_Data lines_
- - - -

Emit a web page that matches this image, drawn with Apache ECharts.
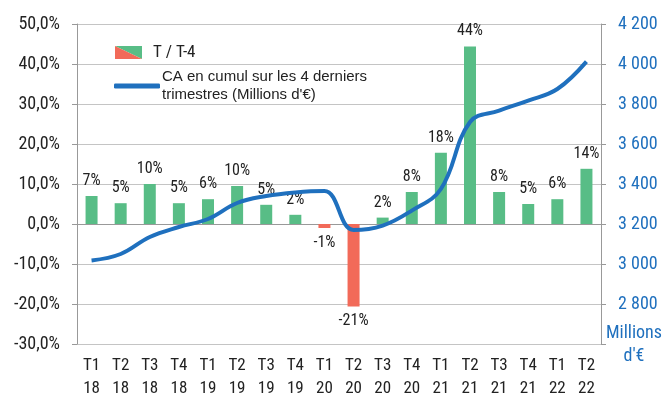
<!DOCTYPE html>
<html>
<head>
<meta charset="utf-8">
<script src="https://cdn.jsdelivr.net/npm/echarts@6/dist/echarts.min.js"></script>
<style>
  html, body { margin: 0; padding: 0; background: #fff; }
  #chart { width: 665px; height: 400px; }
</style>
</head>
<body>
<div id="chart"></div>
<script>
// quarters / years on the x axis
const quarters = ['T1', 'T2', 'T3', 'T4', 'T1', 'T2', 'T3', 'T4', 'T1', 'T2', 'T3', 'T4', 'T1', 'T2', 'T3', 'T4', 'T1', 'T2'];
const years = ['18', '18', '18', '18', '19', '19', '19', '19', '20', '20', '20', '20', '21', '21', '21', '21', '22', '22'];
// T / T-4 (%)
const growth = [7.0, 5.2, 10.0, 5.2, 6.2, 9.5, 4.8, 2.3, -1.0, -20.6, 1.6, 8.0, 17.8, 44.4, 8.0, 5.0, 6.2, 13.8];
// CA cumul 4 derniers trimestres (M€)
const caCumul = [3018, 3050, 3135, 3185, 3225, 3305, 3340, 3358, 3365, 3170, 3192, 3267, 3375, 3710, 3767, 3817, 3875, 4012];

const cond = "'Liberation Sans Narrow', 'Roboto Condensed', Roboto, sans-serif";
const green = '#58bd86';
const red = '#f26a59';
const blue = '#1f70be';
const gridCol = '#c4c4c4';

const labels = quarters.map((q, i) => q + '\n' + years[i]);

const barIcon = 'image://data:image/svg+xml;utf8,' + encodeURIComponent(
  '<svg xmlns="http://www.w3.org/2000/svg" width="27" height="13">' +
  '<polygon points="0,0 27,0 27,13" fill="' + green + '"/>' +
  '<polygon points="0,0 0,13 27,13" fill="' + red + '"/></svg>');

const fmtPct = v => v.toFixed(1).replace('.', ',') + '%';
const fmtMil = v => v === 2600 ? '' : String(v).replace(/\B(?=(\d{3})+(?!\d))/g, ' ');

const chart = echarts.init(document.getElementById('chart'));
chart.setOption({
  animation: false,
  grid: { left: 77, right: 64, top: 24, bottom: 55 },
  legend: [
    {
      left: 110, top: 39,
      itemWidth: 27, itemHeight: 13,
      data: [{ name: 'T / T-4', icon: barIcon }],
      textStyle: { fontFamily: cond, fontSize: 17, color: '#222', padding: [0, 0, 0, 6] }
    },
    {
      left: 109, top: 63,
      itemWidth: 46, itemHeight: 5,
      data: [{ name: "CA en cumul sur les 4 derniers\ntrimestres (Millions d'€)", icon: 'roundRect' }],
      textStyle: { fontFamily: "'Liberation Sans', sans-serif", fontSize: 15, lineHeight: 18, color: '#222', padding: [0, 0, 0, -3] }
    }
  ],
  xAxis: [
    {
      type: 'category',
      data: labels,
      axisLine: { onZero: true, lineStyle: { color: '#999' } },
      axisTick: { length: 4, lineStyle: { color: '#999' } },
      axisLabel: { show: false }
    },
    {
      type: 'category',
      data: labels,
      position: 'bottom',
      axisLine: { show: false, onZero: false },
      axisTick: { show: false },
      axisLabel: { fontFamily: cond, fontSize: 17, lineHeight: 23, color: '#222', margin: 10 }
    }
  ],
  yAxis: [
    {
      type: 'value', min: -30, max: 50, interval: 10,
      axisLine: { show: true, lineStyle: { color: '#999' } },
      axisTick: { show: true, length: 5, lineStyle: { color: '#999' } },
      splitLine: { lineStyle: { color: gridCol } },
      axisLabel: { formatter: fmtPct, fontFamily: cond, fontSize: 18, color: '#222', margin: 17 }
    },
    {
      type: 'value', min: 2600, max: 4200, interval: 200,
      axisLine: { show: true, lineStyle: { color: '#999' } },
      axisTick: { show: true, length: 5, lineStyle: { color: '#999' } },
      splitLine: { show: false },
      axisLabel: { formatter: fmtMil, fontFamily: cond, fontSize: 18, color: blue, margin: 17 }
    }
  ],
  graphic: [
    {
      type: 'text', x: 634, y: 322,
      style: { text: "Millions\nd'€", fill: blue, font: '18px ' + cond, lineHeight: 23, align: 'center' }
    }
  ],
  series: [
    {
      name: 'T / T-4',
      type: 'bar',
      barWidth: 12,
      itemStyle: { color: green },
      label: {
        show: true, distance: 7,
        fontFamily: cond, fontSize: 16, color: '#222',
        formatter: p => Math.round(p.value) + '%'
      },
      data: growth.map(v => ({
        value: v,
        itemStyle: { color: v < 0 ? red : green },
        label: { position: v < 0 ? 'bottom' : 'top' }
      }))
    },
    {
      name: "CA en cumul sur les 4 derniers\ntrimestres (Millions d'€)",
      type: 'line',
      yAxisIndex: 1,
      smooth: 0.4,
      showSymbol: false,
      lineStyle: { color: blue, width: 4 },
      itemStyle: { color: blue },
      data: caCumul
    }
  ]
});
</script>
</body>
</html>
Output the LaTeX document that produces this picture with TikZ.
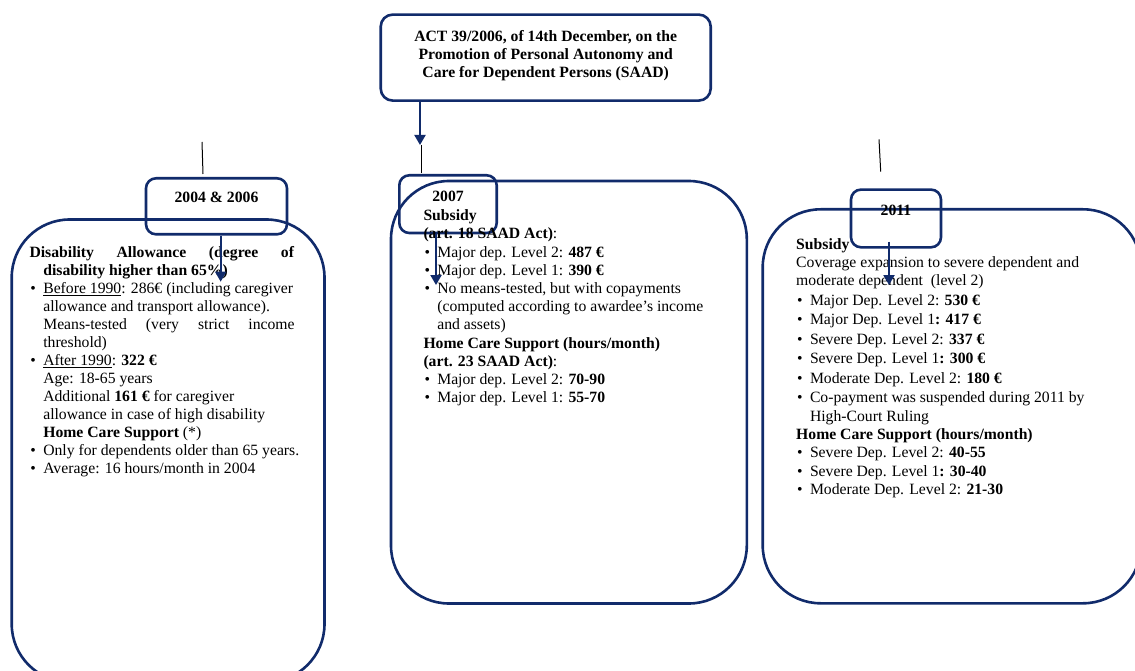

- - - -

_Task prompt_
Omit the pictures, then quote the rest of the material above exactly.

_Correct answer_
Emit a web page that matches this image, drawn with Apache ECharts.
<!DOCTYPE html>
<html>
<head>
<meta charset="utf-8">
<script src="https://cdn.jsdelivr.net/npm/echarts@6/dist/echarts.min.js"></script>
<style>
  html, body { margin: 0; padding: 0; background: #fff; }
  #chart { width: 665px; height: 400px; }
</style>
</head>
<body>
<div id="chart"></div>
<script>
// quarters / years on the x axis
const quarters = ['T1', 'T2', 'T3', 'T4', 'T1', 'T2', 'T3', 'T4', 'T1', 'T2', 'T3', 'T4', 'T1', 'T2', 'T3', 'T4', 'T1', 'T2'];
const years = ['18', '18', '18', '18', '19', '19', '19', '19', '20', '20', '20', '20', '21', '21', '21', '21', '22', '22'];
// T / T-4 (%)
const growth = [7.0, 5.2, 10.0, 5.2, 6.2, 9.5, 4.8, 2.3, -1.0, -20.6, 1.6, 8.0, 17.8, 44.4, 8.0, 5.0, 6.2, 13.8];
// CA cumul 4 derniers trimestres (M€)
const caCumul = [3018, 3050, 3135, 3185, 3225, 3305, 3340, 3358, 3365, 3170, 3192, 3267, 3375, 3710, 3767, 3817, 3875, 4012];

const cond = "'Liberation Sans Narrow', 'Roboto Condensed', Roboto, sans-serif";
const green = '#58bd86';
const red = '#f26a59';
const blue = '#1f70be';
const gridCol = '#c4c4c4';

const labels = quarters.map((q, i) => q + '\n' + years[i]);

const barIcon = 'image://data:image/svg+xml;utf8,' + encodeURIComponent(
  '<svg xmlns="http://www.w3.org/2000/svg" width="27" height="13">' +
  '<polygon points="0,0 27,0 27,13" fill="' + green + '"/>' +
  '<polygon points="0,0 0,13 27,13" fill="' + red + '"/></svg>');

const fmtPct = v => v.toFixed(1).replace('.', ',') + '%';
const fmtMil = v => v === 2600 ? '' : String(v).replace(/\B(?=(\d{3})+(?!\d))/g, ' ');

const chart = echarts.init(document.getElementById('chart'));
chart.setOption({
  animation: false,
  grid: { left: 77, right: 64, top: 24, bottom: 55 },
  legend: [
    {
      left: 110, top: 39,
      itemWidth: 27, itemHeight: 13,
      data: [{ name: 'T / T-4', icon: barIcon }],
      textStyle: { fontFamily: cond, fontSize: 17, color: '#222', padding: [0, 0, 0, 6] }
    },
    {
      left: 109, top: 63,
      itemWidth: 46, itemHeight: 5,
      data: [{ name: "CA en cumul sur les 4 derniers\ntrimestres (Millions d'€)", icon: 'roundRect' }],
      textStyle: { fontFamily: "'Liberation Sans', sans-serif", fontSize: 15, lineHeight: 18, color: '#222', padding: [0, 0, 0, -3] }
    }
  ],
  xAxis: [
    {
      type: 'category',
      data: labels,
      axisLine: { onZero: true, lineStyle: { color: '#999' } },
      axisTick: { length: 4, lineStyle: { color: '#999' } },
      axisLabel: { show: false }
    },
    {
      type: 'category',
      data: labels,
      position: 'bottom',
      axisLine: { show: false, onZero: false },
      axisTick: { show: false },
      axisLabel: { fontFamily: cond, fontSize: 17, lineHeight: 23, color: '#222', margin: 10 }
    }
  ],
  yAxis: [
    {
      type: 'value', min: -30, max: 50, interval: 10,
      axisLine: { show: true, lineStyle: { color: '#999' } },
      axisTick: { show: true, length: 5, lineStyle: { color: '#999' } },
      splitLine: { lineStyle: { color: gridCol } },
      axisLabel: { formatter: fmtPct, fontFamily: cond, fontSize: 18, color: '#222', margin: 17 }
    },
    {
      type: 'value', min: 2600, max: 4200, interval: 200,
      axisLine: { show: true, lineStyle: { color: '#999' } },
      axisTick: { show: true, length: 5, lineStyle: { color: '#999' } },
      splitLine: { show: false },
      axisLabel: { formatter: fmtMil, fontFamily: cond, fontSize: 18, color: blue, margin: 17 }
    }
  ],
  graphic: [
    {
      type: 'text', x: 634, y: 322,
      style: { text: "Millions\nd'€", fill: blue, font: '18px ' + cond, lineHeight: 23, align: 'center' }
    }
  ],
  series: [
    {
      name: 'T / T-4',
      type: 'bar',
      barWidth: 12,
      itemStyle: { color: green },
      label: {
        show: true, distance: 7,
        fontFamily: cond, fontSize: 16, color: '#222',
        formatter: p => Math.round(p.value) + '%'
      },
      data: growth.map(v => ({
        value: v,
        itemStyle: { color: v < 0 ? red : green },
        label: { position: v < 0 ? 'bottom' : 'top' }
      }))
    },
    {
      name: "CA en cumul sur les 4 derniers\ntrimestres (Millions d'€)",
      type: 'line',
      yAxisIndex: 1,
      smooth: 0.4,
      showSymbol: false,
      lineStyle: { color: blue, width: 4 },
      itemStyle: { color: blue },
      data: caCumul
    }
  ]
});
</script>
</body>
</html>
Output the LaTeX document that produces this picture with TikZ.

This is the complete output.